Take me to the river
The postponement of the swimming portion of the men’s Olympic triathlon due to pollution in the River Seine reinforces the importance of basing decisions about water quality on evidence.
The idea that Melbourne’s Yarra River water quality, for example, can be made consistently safe for swimming is likely to encourage dangerous activity, based on inadequate understanding of monitoring results.
The presence of E. coli bacteria in the water does indicate recent faecal pollution but not necessarily the presence of more persistent disease risks. Protozoans such as Cryptosporidium and Giardia may cause serious illness. The presence of protozoans in the river is not reliably indicated by E. coli and they are not usually included in routine monitoring programs.
Basing decisions about swimming on occasional grab samples is like deciding to cross a street blindfolded because there was no traffic in a photo taken somewhere else at another time.
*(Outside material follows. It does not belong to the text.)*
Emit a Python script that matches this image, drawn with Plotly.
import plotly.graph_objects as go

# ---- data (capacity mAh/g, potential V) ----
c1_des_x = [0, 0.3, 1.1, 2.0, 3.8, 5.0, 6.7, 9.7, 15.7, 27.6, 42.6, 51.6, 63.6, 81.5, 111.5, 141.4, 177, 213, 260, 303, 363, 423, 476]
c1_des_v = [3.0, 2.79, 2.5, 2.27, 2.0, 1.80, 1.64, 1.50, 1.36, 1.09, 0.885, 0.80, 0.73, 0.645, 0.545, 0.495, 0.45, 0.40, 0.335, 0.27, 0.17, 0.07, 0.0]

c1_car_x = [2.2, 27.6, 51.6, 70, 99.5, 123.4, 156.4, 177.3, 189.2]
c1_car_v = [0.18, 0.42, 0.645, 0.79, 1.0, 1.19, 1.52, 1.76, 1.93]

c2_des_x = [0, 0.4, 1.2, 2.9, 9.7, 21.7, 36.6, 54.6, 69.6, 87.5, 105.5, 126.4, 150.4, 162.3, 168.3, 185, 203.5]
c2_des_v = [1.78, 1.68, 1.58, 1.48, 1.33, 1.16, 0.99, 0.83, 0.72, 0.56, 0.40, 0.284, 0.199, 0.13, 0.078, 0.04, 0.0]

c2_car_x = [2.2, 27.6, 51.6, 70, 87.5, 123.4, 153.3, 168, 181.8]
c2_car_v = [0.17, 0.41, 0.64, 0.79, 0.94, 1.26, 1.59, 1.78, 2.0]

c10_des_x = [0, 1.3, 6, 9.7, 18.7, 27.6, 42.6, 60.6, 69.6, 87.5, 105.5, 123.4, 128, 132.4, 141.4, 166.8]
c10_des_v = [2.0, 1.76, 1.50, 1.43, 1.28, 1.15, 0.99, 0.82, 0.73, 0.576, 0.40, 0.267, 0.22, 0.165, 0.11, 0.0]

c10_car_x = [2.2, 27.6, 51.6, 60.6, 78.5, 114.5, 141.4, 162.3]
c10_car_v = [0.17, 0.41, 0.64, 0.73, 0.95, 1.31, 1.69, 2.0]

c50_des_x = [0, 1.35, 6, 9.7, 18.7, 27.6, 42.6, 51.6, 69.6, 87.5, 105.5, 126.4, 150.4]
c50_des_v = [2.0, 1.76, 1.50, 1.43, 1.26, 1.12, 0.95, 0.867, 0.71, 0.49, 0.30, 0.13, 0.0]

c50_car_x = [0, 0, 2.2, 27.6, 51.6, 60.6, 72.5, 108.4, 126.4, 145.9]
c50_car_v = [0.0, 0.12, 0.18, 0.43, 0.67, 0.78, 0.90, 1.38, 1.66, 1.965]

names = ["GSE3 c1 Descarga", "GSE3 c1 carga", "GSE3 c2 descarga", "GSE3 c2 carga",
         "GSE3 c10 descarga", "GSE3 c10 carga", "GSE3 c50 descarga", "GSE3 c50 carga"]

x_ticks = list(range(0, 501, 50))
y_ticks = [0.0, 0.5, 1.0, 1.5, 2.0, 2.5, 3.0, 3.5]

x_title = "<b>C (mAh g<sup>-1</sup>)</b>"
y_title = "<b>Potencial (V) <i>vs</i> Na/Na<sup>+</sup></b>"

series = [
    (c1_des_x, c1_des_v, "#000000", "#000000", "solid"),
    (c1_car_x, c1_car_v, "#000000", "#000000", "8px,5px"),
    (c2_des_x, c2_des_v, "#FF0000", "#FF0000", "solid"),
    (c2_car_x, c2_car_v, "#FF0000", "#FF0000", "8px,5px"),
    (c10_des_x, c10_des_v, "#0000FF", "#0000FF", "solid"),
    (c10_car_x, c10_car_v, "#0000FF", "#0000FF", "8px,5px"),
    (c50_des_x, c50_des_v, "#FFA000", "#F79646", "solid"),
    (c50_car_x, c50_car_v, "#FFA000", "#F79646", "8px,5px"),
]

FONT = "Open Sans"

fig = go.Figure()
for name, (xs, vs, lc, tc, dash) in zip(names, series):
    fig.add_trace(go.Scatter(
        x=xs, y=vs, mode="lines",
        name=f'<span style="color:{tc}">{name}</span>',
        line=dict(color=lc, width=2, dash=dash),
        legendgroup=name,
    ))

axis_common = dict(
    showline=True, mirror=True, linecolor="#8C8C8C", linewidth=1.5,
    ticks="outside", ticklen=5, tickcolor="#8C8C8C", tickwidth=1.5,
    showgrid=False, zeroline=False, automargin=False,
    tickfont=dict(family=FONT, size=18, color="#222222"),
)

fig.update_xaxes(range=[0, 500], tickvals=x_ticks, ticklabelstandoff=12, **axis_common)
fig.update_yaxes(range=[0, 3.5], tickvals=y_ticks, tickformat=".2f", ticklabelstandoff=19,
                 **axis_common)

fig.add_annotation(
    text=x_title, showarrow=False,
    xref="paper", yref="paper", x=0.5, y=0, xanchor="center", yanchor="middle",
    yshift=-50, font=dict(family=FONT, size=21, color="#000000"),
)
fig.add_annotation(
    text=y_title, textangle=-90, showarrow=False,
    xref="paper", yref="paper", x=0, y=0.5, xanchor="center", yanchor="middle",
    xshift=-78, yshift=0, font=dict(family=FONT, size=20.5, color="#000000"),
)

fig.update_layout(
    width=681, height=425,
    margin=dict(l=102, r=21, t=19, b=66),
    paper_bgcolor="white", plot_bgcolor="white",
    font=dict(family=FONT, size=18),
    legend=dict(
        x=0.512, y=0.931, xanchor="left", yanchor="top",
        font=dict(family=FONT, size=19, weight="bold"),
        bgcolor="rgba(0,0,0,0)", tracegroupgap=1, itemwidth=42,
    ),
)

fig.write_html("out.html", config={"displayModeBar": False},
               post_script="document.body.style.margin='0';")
Of course we should work towards improving water quality in our waterways. The lower Yarra in Melbourne resembled a sewer not long after European settlement and a great deal has been achieved to restore the river in recent times, including the improvement of the Werribee and Southeastern treatment plants and their associated infrastructure.
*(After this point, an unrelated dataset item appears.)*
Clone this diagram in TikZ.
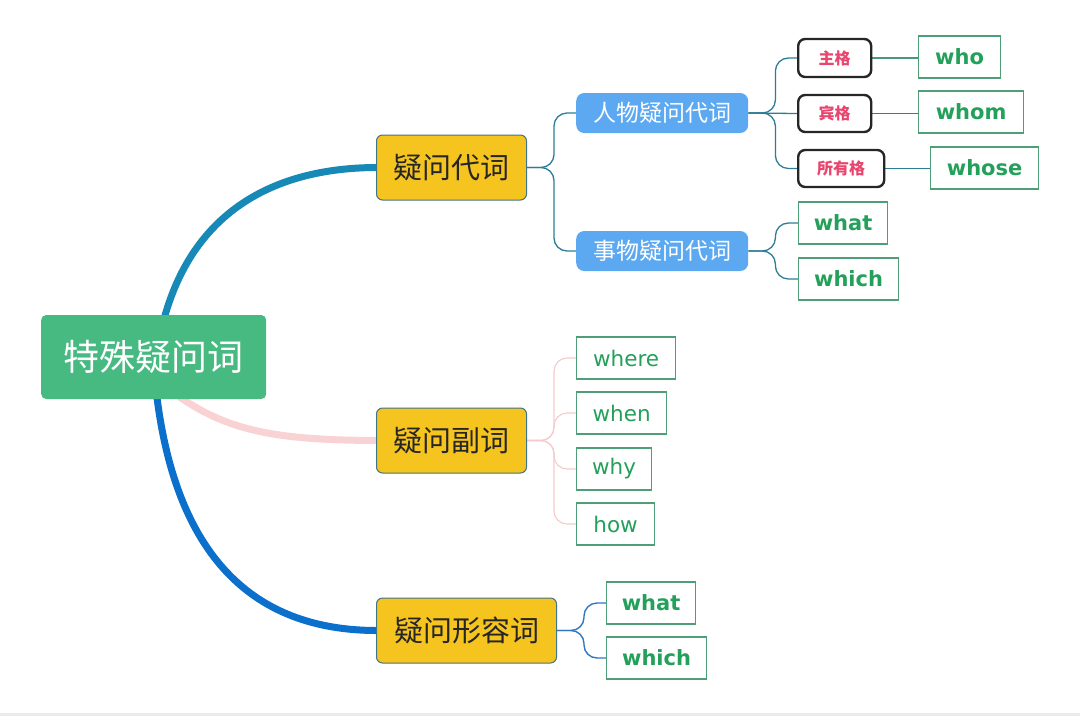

Unlike the Seine, the Lower Yarra is estuarine with a salt ‘wedge’ extending upstream to Dights Falls, as the rocky reef adjacent to Spencer Street in the CBD which once impeded the salt wedge has long since been removed.
French authorities have reportedly spent $1.5 billion on improving water quality in the Seine for the Olympics. Much of this expenditure has been for sewage disinfection and stormwater retention and treatment. Measurable improvement has been achieved in terms of E. coli; however, one scoop of dog poop is enough to raise the E. coli count in an Olympic pool from zero to above the WHO limit for swimming.
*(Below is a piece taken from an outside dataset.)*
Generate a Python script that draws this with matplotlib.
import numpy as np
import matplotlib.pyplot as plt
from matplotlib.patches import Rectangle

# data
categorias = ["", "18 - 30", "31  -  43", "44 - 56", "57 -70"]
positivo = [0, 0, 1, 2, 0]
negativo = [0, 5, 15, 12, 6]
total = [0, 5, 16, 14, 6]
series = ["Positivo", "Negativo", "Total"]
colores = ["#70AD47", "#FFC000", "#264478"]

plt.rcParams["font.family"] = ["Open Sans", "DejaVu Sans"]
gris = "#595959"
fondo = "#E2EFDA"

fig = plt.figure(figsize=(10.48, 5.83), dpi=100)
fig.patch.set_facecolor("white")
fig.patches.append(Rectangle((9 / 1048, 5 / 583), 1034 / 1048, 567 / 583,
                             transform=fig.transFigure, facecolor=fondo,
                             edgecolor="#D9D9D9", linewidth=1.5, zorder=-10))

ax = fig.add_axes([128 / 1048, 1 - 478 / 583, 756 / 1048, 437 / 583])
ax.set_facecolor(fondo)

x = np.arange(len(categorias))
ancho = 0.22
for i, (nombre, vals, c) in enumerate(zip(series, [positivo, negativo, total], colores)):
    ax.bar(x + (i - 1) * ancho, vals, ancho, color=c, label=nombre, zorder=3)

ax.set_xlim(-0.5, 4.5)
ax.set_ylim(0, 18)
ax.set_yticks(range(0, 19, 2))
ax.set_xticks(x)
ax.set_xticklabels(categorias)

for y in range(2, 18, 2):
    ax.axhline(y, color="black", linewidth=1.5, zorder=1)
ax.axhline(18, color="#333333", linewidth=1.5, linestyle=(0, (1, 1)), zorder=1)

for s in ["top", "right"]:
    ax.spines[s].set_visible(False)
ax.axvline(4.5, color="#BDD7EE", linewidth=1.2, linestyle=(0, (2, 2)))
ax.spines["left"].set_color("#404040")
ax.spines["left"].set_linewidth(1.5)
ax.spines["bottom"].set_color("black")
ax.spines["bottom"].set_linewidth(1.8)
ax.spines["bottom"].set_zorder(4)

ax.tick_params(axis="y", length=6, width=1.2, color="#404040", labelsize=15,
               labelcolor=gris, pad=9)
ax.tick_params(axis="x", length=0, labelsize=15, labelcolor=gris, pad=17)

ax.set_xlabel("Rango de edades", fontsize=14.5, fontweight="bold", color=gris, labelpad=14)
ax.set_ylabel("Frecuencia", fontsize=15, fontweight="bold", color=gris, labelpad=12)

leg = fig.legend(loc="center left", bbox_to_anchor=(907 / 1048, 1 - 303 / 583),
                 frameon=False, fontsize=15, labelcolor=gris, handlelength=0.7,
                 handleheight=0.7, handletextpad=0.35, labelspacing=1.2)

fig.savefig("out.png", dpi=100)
Cyanobacteria (Blue-Green Algae) are notoriously difficult to control, for instance, and may also pose a serious risk to swimmers. The diffuse source nutrients that drive BGA outbreaks can only be removed by advanced treatment, which is not practical for stormwater and the cost is prohibitive.
For Melbourne’s beaches, E. coli is even less reliable as an indicator of harmful pollution levels in saline waters, including the Lower Yarra where the water’s salinity varies, sometimes rapidly, with depth and distance, depending on flow and other factors. Obtaining representative samples is therefore problematic.
I therefore do not think the responsible health authorities will be able to declare the Lower Yarra safe for swimming, even with a much more comprehensive and expensive monitoring system.
Gold mining, forestry, transport, building and agriculture all had major impacts on water quality across the state. So, the water quality issue goes well beyond the Yarra catchment.
Given scarce resources, the opportunity costs of disproportionate spending on the Yarra for swimming are the impacts of neglecting water quality, environmental improvements, ecological values and economic infrastructure more generally throughout Victoria.
Spending large sums on improving the water quality in the Yarra to render swimming safe may therefore not be the best allocation of effort and funds.
Max Thomas, Dip. Agric. (retired) worked in the public sector and in private consulting on a range of land, water and waste management projects. He prepared guidelines for irrigation with recycled water for EPA Victoria and developed a number of Environmental Management Systems in the water industry.